Refs eager to take control
Referees at Aviva Premiership matches have been instructed to take greater responsibility for decisions by avoiding unnecessary use of television match officials.
The scope for consulting TMOs increased last season when the power for officials to review footage of incidents of foul play and up to two phases before a try was extended to every game.
A knock-on effect of the change meant some matches lasted substantially longer than 80 minutes with the inevitable loss in momentum frustrating supporters, players and coaches.
Acting on guidance from the International Rugby Board, the Rugby Football Union body responsible for referees has responded by issuing new instructions.
"The TMO was one of the major talking points of last season," said Wayne Barnes, England's leading official.
"We were rightfully criticised by clubs and the media because we weren't as good as we needed to be. Our aim for this season is to be better.
"We want to try and take more responsibility. If we're in a good position to see whether a pass is forward or not, we should be calling it.
"Let's not send it to the TMO and take two or three minutes out of the game.
"Let's make as many decisions on the pitch as we can. We should be making decisions ourselves."
Tony Spreadbury, head of the RFU's professional game match officials, wants referees to adopt a less fussy approach.

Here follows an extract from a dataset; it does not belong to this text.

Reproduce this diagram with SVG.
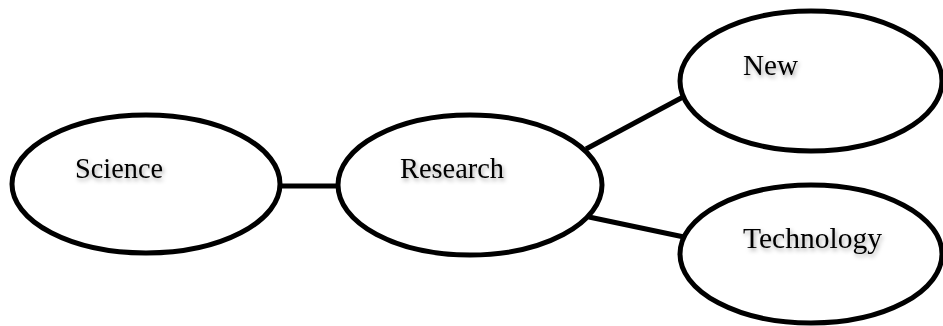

"There has been a tendency to say 'we better check this' or 'we better check that'. But we want none of that now," Spreadbury said.

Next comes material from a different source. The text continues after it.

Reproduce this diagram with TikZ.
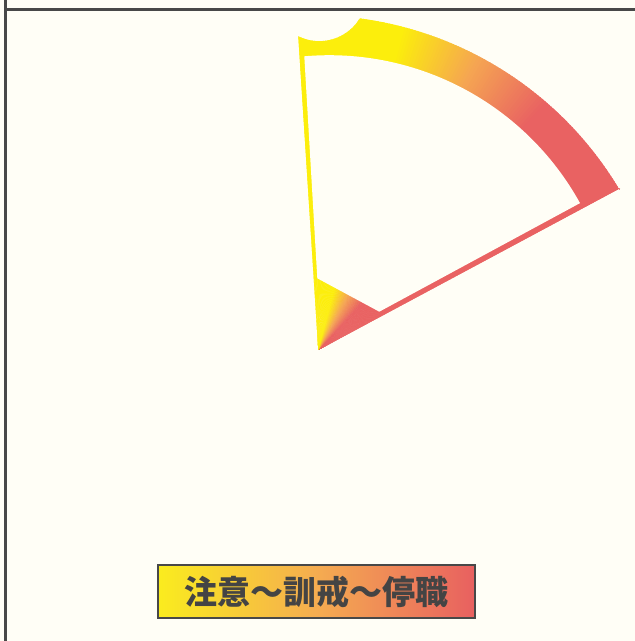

When footage of an incident is required, officials have been told to avoid gratuitous use of replays.
"One of the big bugbears of teams who want to play with a high tempo is when it takes four or five minutes when it's clear on the first angle what's happened," Barnes said.
"We'll now go with the decision as quickly as we can, although sometimes it takes five or six angles.
"But we don't just want to show replays for the sake of showing them."
How extensively the new guidelines are used will offer an interesting sideshow to the 2014-15 Premiership season, which begins on Friday when Gloucester visit Northampton.
Referees are clearly stuck between a rock and a hard place knowing they must limit their use of the TMO where possible while ensuring they avoid making mistakes that will incur the wrath of coaches.
Meanwhile, RFU chief executive Ian Ritchie has predicted an end to negotiations with Premiership Rugby over World Cup compensation "sooner rather later".
IRB regulations forbid matches being staged during the group phase of their global showpiece, which is being hosted by England next year.
Alarmed by the possibility of five income-free months, the Premiership clubs are demanding the RFU cover for the lost revenue amid threats they will hold games in contravention of IRB rules.
Ritchie believes a resolution will be reached within weeks and confirmed the IRB have been approached over securing dispensation to play Premiership matches in the knock-out stages of he World Cup.